The ACLU-Missouri has also joined the opposition, citing a provision in Amendment 3 that would allow the new tobacco tax funds to be distributed to religious institutions.

“In one hidden line, the makers of Amendment 3 are undermining our American ideal of protecting religion and democracy,” said Executive Director Jeffrey Mittman in a statement. “Amendment 3 is a dangerous Trojan Horse that violates the constitutional rights of all Missourians.”

The various criticisms and strange alliances have gotten so complicated, the St. Louis Post-Dispatch’s editorial board initially endorsed the measure, only to retract its support in light of the stem-cell issue. The editorial board then flopped back to support after a retired Missouri Court of Appeals judge published a legal opinion stating, basically, that Amendment 3 wouldn't affect any of the existing constitutional protections for stem-cell research.

But not everyone is so disturbed by the inclusion of language touching on stem cell research, religion and abortion. Notably, progressive St. Louis Alderwoman Megan Green, no friend to Big Tobacco, is among those supporting Amendment 3. In a series of blog posts published October 25, titled "Progressive Case to Vote YES on 3,"  Green made the argument for supporting an amendment riddled with concessions to special interests and tobacco companies.

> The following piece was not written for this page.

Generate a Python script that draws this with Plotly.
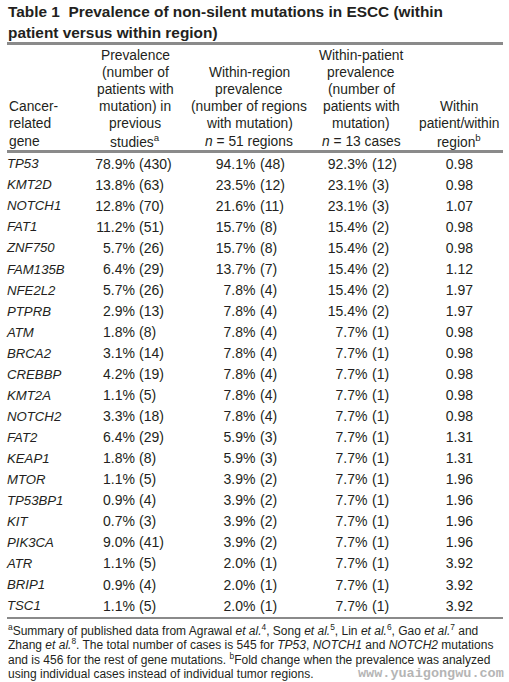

"Contrary to some of the information that is circulating about Amendment 3, it was actually drafted by a small group of early childhood professionals. I know because I was involved in those conversations," Green wrote.

Before joining St. Louis city government, Green worked for Child Care Aware Missouri as chief of data and communications. The organization, she says, was among the first at the table when the details of Amendment 3 were being hashed out and negotiated, a process that took about two years.

In one post, Green argues that including explicit restrictions on how the funding can and cannot be used — such as prohibiting money from going to abortions and stem cell research — were based, in part, on lessons learned from previous failures to pass statewide cigarette tax referendums.

Indeed, Amendment 3 will be the fourth attempt to raise Missouri's lowest-in-the-nation cigarette taxes in the 21st century. Other proposals failed by narrow margins in 2002, with 49 percent in favor, and in 2006, with 48 percent. A 2012 ballot measure was even closer, with just over 50 percent of Missourians voting against the tax increase.

When you're losing by a bare sliver of votes, Green writes, reducing opposition from pro-life groups and tobacco companies could make all the difference in the final tally. The stakes — the well-being of children — are too high for ideological purity, she argues.

"There are special interests driving both side of this initiative to protect their interests," Green concludes in one blog post. "If I’m going to side with a special interest, I’m going to side with the one who is also willing to support kids."